Public figures generally include celebrities, politicians, athletes, and others who have achieved widespread notoriety. Private people, however, can also become “limited purpose public figures” if they speak publicly about issues of public concern or inject themselves into a public controversy. For example, in one case, a court held that a secretary who was well known on a college campus, but not in the community at large, was a limited purpose public figure because her defamation lawsuit involved statements about her in the college’s student newspaper. In another famous example, a court found that a security guard at the Atlanta Olympics who had discovered a bomb—and was later accused of planting the bomb—was a limited purpose public figure in his defamation lawsuit because he had given multiple TV interviews about discovering the bomb and searching for the perpetrator. 
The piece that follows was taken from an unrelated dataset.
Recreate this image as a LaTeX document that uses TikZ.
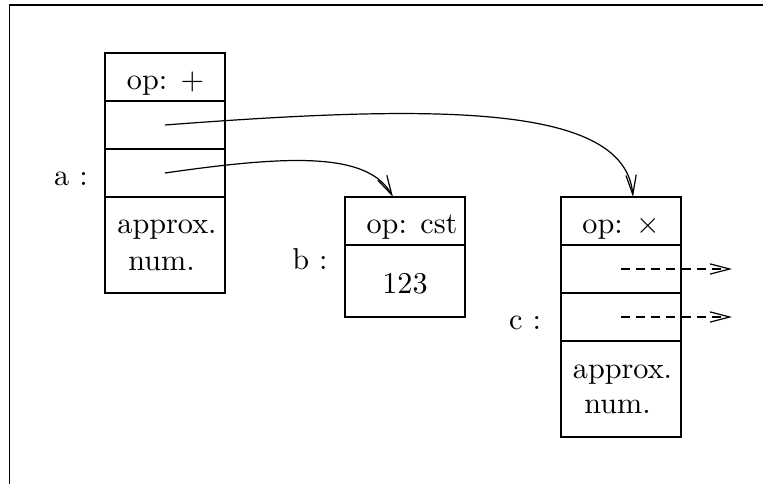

In the years since New York Times Co. v. Sullivan, courts have imposed other limits on defamation suits. For instance, statements of opinion (as opposed to fact) may be protected, meaning the statement must be made as a factual assertion, not merely opinion. Similarly, many parodies are protected from defamation challenges. Today, nasty untruths can spread like wildfire online. Often there is little recourse against online platform companies, however, because cases applying the Communications Decency Act, better known as Section 230, have granted immunity to many online platforms that publish defamatory material. The justification for this immunity is that websites like Facebook are supposedly content-neutral, exercising no editorial control—unlike a newspaper. Many people question this, though, given recent censorship of conservatives online.  

Overall, states each have their own defamation laws, which may be more or less favorable to certain case facts. A skilled attorney knowledgeable about defamation law can help you to defend your reputation from false statements, by helping guide you through this intricate area of law.